12. August 2018 17:58

By: Ralph Bagnall, Woodworking Consultant, Author and TV Host: Consulting Woodworker.com


There are many factors that need to be accounted for when cutting or milling plastics, but your over-arching concern should always be keeping things cool. With wood products, heat is an issue, but is secondary to vibration. With plastics it is the other way around; vibrations need to be controlled, but heat build-up is really the major concern. Too much heat begins to melt the plastic rather than cutting it, and this not only produces a poor edge, but the softened material can actually cool back in the kerf and weld itself together.
 
The heat we are concerned with is from friction. Every tooth cutting into the plastic generates heat, so generally, fewer teeth is better.

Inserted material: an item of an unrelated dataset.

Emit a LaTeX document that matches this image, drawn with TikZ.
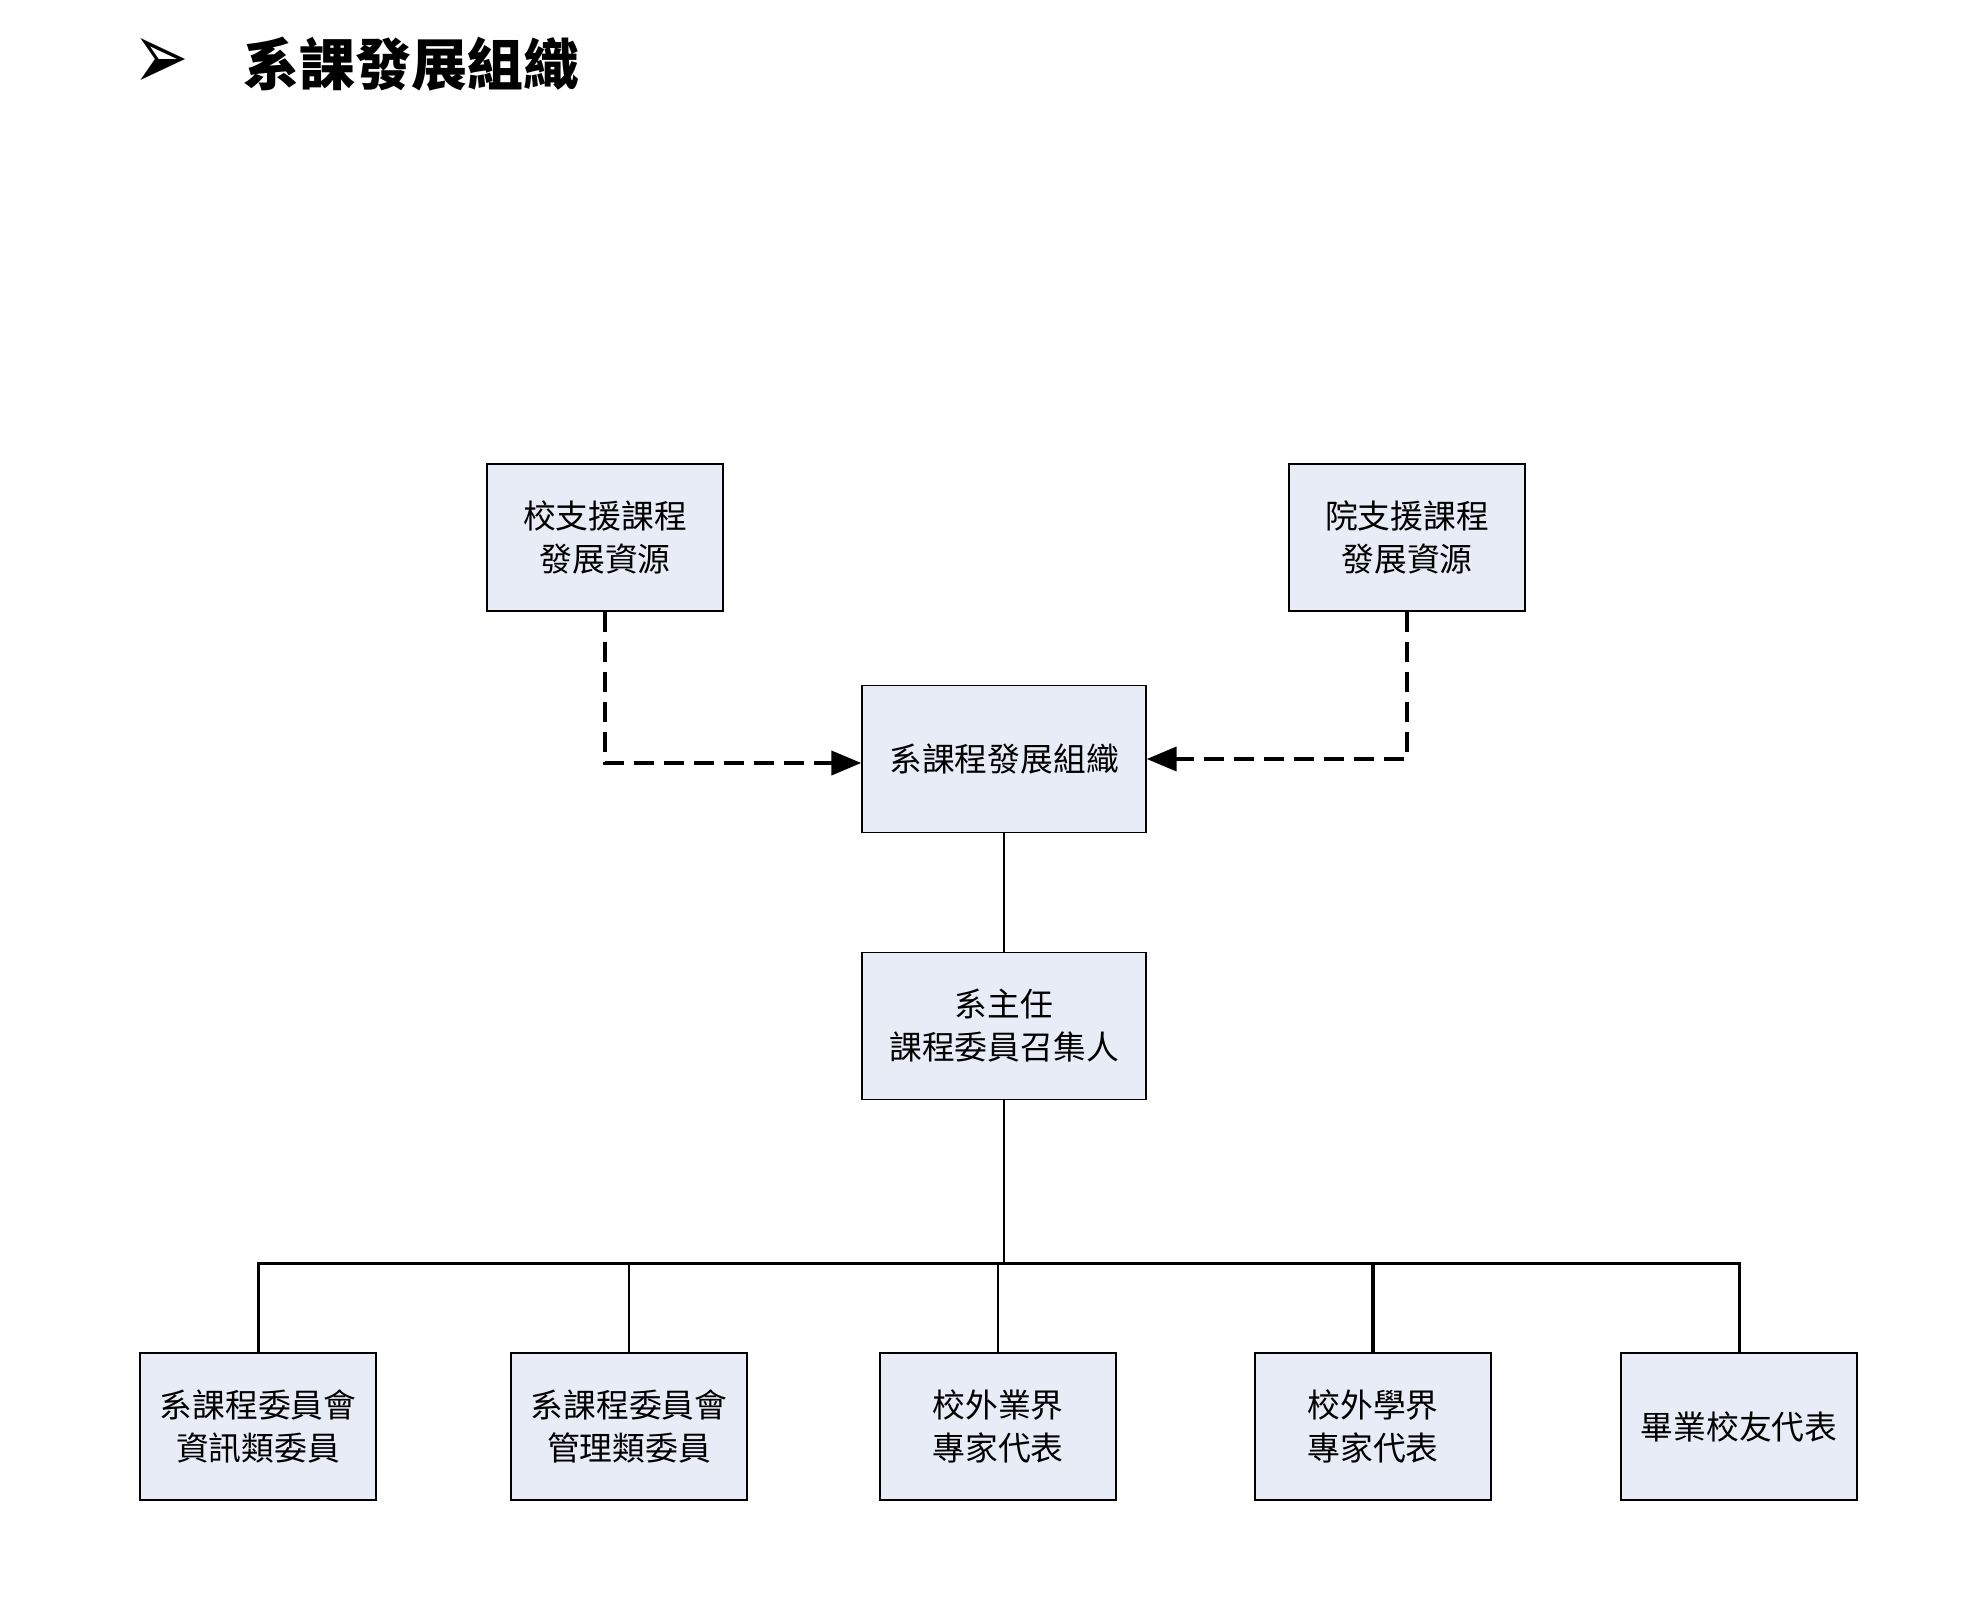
\documentclass[tikz,border=0pt]{standalone}
\usepackage{fontspec}
\newfontfamily\cjk{Noto Sans CJK TC}
\newfontfamily\dingfont{DejaVu Sans}
\usetikzlibrary{arrows.meta}
\definecolor{boxfill}{RGB}{231,236,246}
\tikzset{
  unit/.style={draw=black,line width=.7pt,fill=boxfill,minimum width=118pt,minimum height=73.5pt,
    align=center,inner sep=0pt,font=\cjk\fontsize{16.4}{21.5}\selectfont},
  wideunit/.style={unit,minimum width=142pt},
  support/.style={line width=2pt,dash pattern=on 10pt off 5pt,-{Triangle[length=15pt,width=12pt]}},
  link/.style={line width=1pt},
}
\begin{document}
\begin{tikzpicture}[x=.5pt,y=-.5pt]
\useasboundingbox (0,0) rectangle (1972,1611);
% title
\node[inner sep=0pt,yscale=1.45,transform shape,font=\dingfont\fontsize{33}{33}\selectfont] (bullet) at (161,64) {➢};
\node[anchor=west,inner sep=0pt,font=\cjk\bfseries\fontsize{28}{28}\selectfont] (title) at (243,64) {系課發展組織};
% resources and department
\node[unit] (school) at (605,537.5) {校支援課程\\發展資源};
\node[unit] (college) at (1407,537.5) {院支援課程\\發展資源};
\node[wideunit] (dept) at (1004,759) {系課程發展組織};
\node[wideunit] (chair) at (1004,1026) {系主任\\課程委員召集人};
% members
\foreach \x/\txt [count=\i] in {258/{系課程委員會\\資訊類委員},629/{系課程委員會\\管理類委員},
    998/{校外業界\\專家代表},1373/{校外學界\\專家代表},1739/{畢業校友代表}}{
  \node[unit] (mem\i) at (\x,1426.5) {\txt};
}
\draw[support] (school.south) |- ([yshift=-2pt]dept.west);
\draw[support] (college.south) |- (dept.east);
\draw[link] (dept.south) -- (chair.north);
\coordinate (bus) at (0,1263);
\draw[link,line width=1.5pt] (mem1.north) -- (mem1.north |- bus) -- (mem5.north |- bus) -- (mem5.north);
\draw[link] (chair.south) -- (chair.south |- bus);
\foreach \i/\w in {2/1pt,3/1pt,4/1.6pt}{
  \draw[link,line width=\w] (mem\i.north) -- (mem\i.north |- bus);
}
\end{tikzpicture}
\end{document}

Good gullet distance between teeth gives some chance for cooling between impacts. The diameter of a 10” saw blade generally lets the teeth cool between cuts, but if there are too many teeth, heat will build up along the cut line of the material.
 
With softer plastics like polycarbonates or nylons, a bandsaw blade removes heat from the cut line well but, again, large gullets and a healthy set to the teeth are recommended. Reciprocating blades like those on a jigsaw should not be used; the blade generates even more heat on the return as on the cutting stroke and allows no time for cooling. When cutting plastics, watch for galling around the kerf line, little bits of melted material clinging to the edges means the friction is excessive.